I want to design a passive 4-pole low-pass RLC filter for my subwoofer amplifier. So far I found this page:
http://sim.okawa-denshi.jp/en/RLClowkeisan.htm
But it seems that changing the value of R does nothing to the cutoff frequency. I think this is strange and would like to clarify this.

Also, I'm confused about the impedances to consider when designing low-pass filters. Do I include the source impedance only? PC Sound Card output impedance is 50 Ohms I guess? Or do I also include the load impedance, which in my case is the amplifier input, and is 30k? I'm confused.

I'd like a good (true) online calculator or a design tool for 4-pole RLC filters, or at least an explanation.

I forgot to mention this, but I'm planning to cascade the filters through an amplifier. This is different than using an active filter on opamps, but I work with what I have. Basically I have a stereo amp and one of its channels I'm going to use for amplifying between the two 2-pole filters. Still I dont get how the linked page suggests the cutoff frequency is same for different impedances. Somehow I don't think I can use the same micro filter after the final amp output where the signal is powerful and load impedance is low. Intuitively, I'd need much bigger inductors and capacitors. The page doesn't reflect that

Best Answer

  1. The circuit shown at the web page you linked to is only a 2-pole filter. If you try to make a 4-pole filter by cascading two such 2-pole filters, the performance is likely to be not as expected due to loading effects. Basically this means that the input impedance of this circuit is not constant across frequency, so when you cascade filters together you need to adjust the first filter to accomodate the changing load presented by the second filter.

  2. It is correct that changing R does not change the filter characteristic frequency, it only affects the damping ratio. This is expected behavior.

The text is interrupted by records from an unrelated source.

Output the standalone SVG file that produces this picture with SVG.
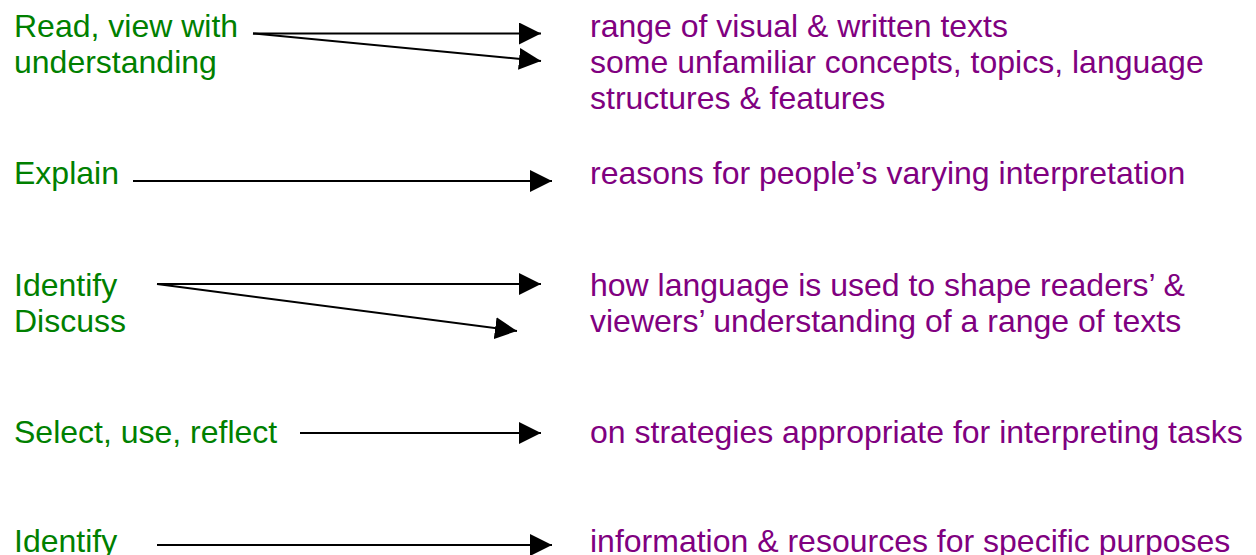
<svg xmlns="http://www.w3.org/2000/svg" width="1256" height="555" viewBox="0 0 1256 555">
  <style>
    text { font-family: "Liberation Sans", Arial, sans-serif; font-size: 32px; }
    .verb { fill: #008000; }
    .obj { fill: #800080; }
    .conn { stroke: #000; stroke-width: 2; fill: none; marker-end: url(#head); }
  </style>
  <defs>
    <marker id="head" markerUnits="userSpaceOnUse" markerWidth="22" markerHeight="22" viewBox="0 0 20 20" refX="20" refY="10" orient="auto">
      <path d="M0,0 L20,10 L0,20 Z" fill="#000"/>
    </marker>
  </defs>

  <rect width="1256" height="555" fill="#fff"/>

  <!-- left column: actions -->
  <g id="read-view">
    <text class="verb" x="14" y="37">Read, view with</text>
    <text class="verb" x="14" y="73">understanding</text>
  </g>
  <g id="explain">
    <text class="verb" x="14" y="184">Explain</text>
  </g>
  <g id="identify-discuss">
    <text class="verb" x="14" y="296">Identify</text>
    <text class="verb" x="14" y="332">Discuss</text>
  </g>
  <g id="select-use-reflect">
    <text class="verb" x="14" y="443">Select, use, reflect</text>
  </g>
  <g id="identify-info">
    <text class="verb" x="14" y="552">Identify</text>
  </g>

  <!-- right column: what each action applies to -->
  <g id="visual-texts">
    <text class="obj" x="590" y="37">range of visual &amp; written texts</text>
  </g>
  <g id="unfamiliar">
    <text class="obj" x="590" y="73">some unfamiliar concepts, topics, language</text>
    <text class="obj" x="590" y="109">structures &amp; features</text>
  </g>
  <g id="reasons">
    <text class="obj" x="590" y="184">reasons for people’s varying interpretation</text>
  </g>
  <g id="language-use">
    <text class="obj" x="590" y="296">how language is used to shape readers’ &amp;</text>
    <text class="obj" x="590" y="332">viewers’ understanding of a range of texts</text>
  </g>
  <g id="strategies">
    <text class="obj" x="590" y="443">on strategies appropriate for interpreting tasks</text>
  </g>
  <g id="information">
    <text class="obj" x="590" y="552">information &amp; resources for specific purposes</text>
  </g>

  <!-- connectors -->
  <g id="connectors">
    <line class="conn" x1="253" y1="33.5" x2="541" y2="33.5"/>
    <line class="conn" x1="253" y1="33.5" x2="541" y2="61"/>
    <line class="conn" x1="133" y1="181" x2="552" y2="181"/>
    <line class="conn" x1="157" y1="284" x2="541" y2="284"/>
    <line class="conn" x1="157" y1="284" x2="517" y2="331"/>
    <line class="conn" x1="300" y1="433" x2="541" y2="433"/>
    <line class="conn" x1="157" y1="545" x2="552" y2="545"/>
  </g>
</svg>
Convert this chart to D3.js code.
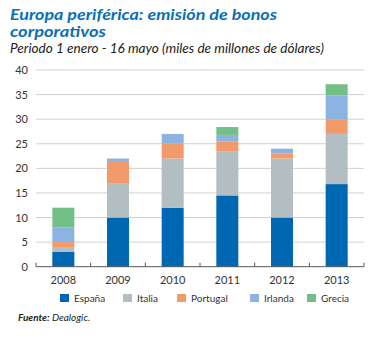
<!DOCTYPE html>
<html><head><meta charset="utf-8">
<script src="https://cdn.jsdelivr.net/npm/d3@7"></script>
<style>body{margin:0;background:#fff}svg{display:block}</style>
</head><body>
<script>
const years = ["2008","2009","2010","2011","2012","2013"];
const seriesNames = ["España","Italia","Portugal","Irlanda","Grecia"];
const espana   = [3, 10, 12, 14.5, 10, 16.8];
const italia   = [1, 7, 10, 9, 12, 10.2];
const portugal = [1, 4.3, 3, 2, 1, 3];
const irlanda  = [3, 0.7, 2, 1.3, 1, 4.8];
const grecia   = [4, 0, 0, 1.6, 0, 2.3];
const colors = ["#0068b3","#b3bec3","#f39a6b","#8cb3e1","#72bf87"];
const yTicks = [0,5,10,15,20,25,30,35,40];

const W=380,H=338;
const svg=d3.select("body").append("svg").attr("width",W).attr("height",H);
const font="Lato, 'Open Sans', sans-serif";

svg.append("text").attr("x",10).attr("y",20).attr("font-family",font).attr("font-size",15.5)
  .attr("font-weight","bold").attr("font-style","italic").attr("fill","#0a6fb7")
  .attr("textLength",267).attr("lengthAdjust","spacingAndGlyphs").text("Europa periférica: emisión de bonos");
svg.append("text").attr("x",10).attr("y",37).attr("font-family",font).attr("font-size",15.5)
  .attr("font-weight","bold").attr("font-style","italic").attr("fill","#0a6fb7")
  .attr("textLength",96).attr("lengthAdjust","spacingAndGlyphs").text("corporativos");
svg.append("text").attr("x",10).attr("y",53).attr("font-family",font).attr("font-size",12.5)
  .attr("font-style","italic").attr("fill","#222")
  .attr("textLength",314).attr("lengthAdjust","spacingAndGlyphs").text("Periodo 1 enero - 16 mayo (miles de millones de dólares)");

const x0=36,x1=364,y0=266.7,y1=70;
const x=d3.scaleBand().domain(years).range([x0,x1]);
const y=d3.scaleLinear().domain([0,40]).range([y0,y1]);

const g=svg.append("g");
g.selectAll("line.grid").data(yTicks.filter(d=>d>0)).join("line").attr("class","grid")
  .attr("x1",x0).attr("x2",x1).attr("y1",d=>y(d)).attr("y2",d=>y(d))
  .attr("stroke","#d0d0d0").attr("stroke-width",1);
g.selectAll("text.yt").data(yTicks).join("text").attr("class","yt")
  .attr("x",28).attr("y",d=>y(d)+4).attr("text-anchor","end")
  .attr("font-family",font).attr("font-size",11).attr("fill","#333").text(d=>d);

const rows=years.map((yr,i)=>({year:yr,"España":espana[i],"Italia":italia[i],"Portugal":portugal[i],"Irlanda":irlanda[i],"Grecia":grecia[i]}));
const stacked=d3.stack().keys(seriesNames)(rows);
const bw=22;
stacked.forEach((s,si)=>{
  g.selectAll("rect.s"+si).data(s).join("rect").attr("class","s"+si)
   .attr("x",d=>x(d.data.year)+x.bandwidth()/2-bw/2).attr("width",bw)
   .attr("y",d=>y(d[1])).attr("height",d=>Math.max(0,y(d[0])-y(d[1])))
   .attr("fill",colors[si]);
});

// x axis
g.append("line").attr("x1",x0).attr("x2",x1).attr("y1",y0).attr("y2",y0).attr("stroke","#555").attr("stroke-width",1);
const bounds=years.map(d=>x(d)).concat([x1]);
g.selectAll("line.tk").data(bounds).join("line").attr("class","tk")
  .attr("x1",d=>d).attr("x2",d=>d).attr("y1",y0).attr("y2",y0-4).attr("stroke","#555");
g.selectAll("text.xt").data(years).join("text").attr("class","xt")
  .attr("x",d=>x(d)+x.bandwidth()/2).attr("y",284).attr("text-anchor","middle")
  .attr("font-family",font).attr("font-size",11).attr("fill","#333").text(d=>d);

// legend
const legX=[60,123,177,250,307];
const lg=svg.append("g");
seriesNames.forEach((n,i)=>{
  lg.append("rect").attr("x",legX[i]).attr("y",294).attr("width",9).attr("height",8).attr("fill",colors[i]);
  lg.append("text").attr("x",legX[i]+14).attr("y",302).attr("font-family",font).attr("font-size",10)
    .attr("fill","#333").text(n);
});
const src=svg.append("text").attr("x",18).attr("y",321).attr("font-family",font).attr("font-size",10).attr("font-style","italic").attr("fill","#222");
src.append("tspan").attr("font-weight","bold").text("Fuente:");
src.append("tspan").text(" Dealogic.");
</script>
</body></html>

If you want to design a 4-pole passive filter, I suggest using LTSpice and tuning the filter until you achieve good performance accounting for loading effects. If you want to just use simple calculations, then you could switch to active filters or provide a buffer between your 2-pole filter sections to eliminate loading (assuming your power handling requirements allow this).

If you really need to design this as a 4-pole passive filter, then you can go back to pre-1970's filter design textbooks or cookbooks to find the design techniques that were used before numerical analysis and active filter designs became ubiquitous.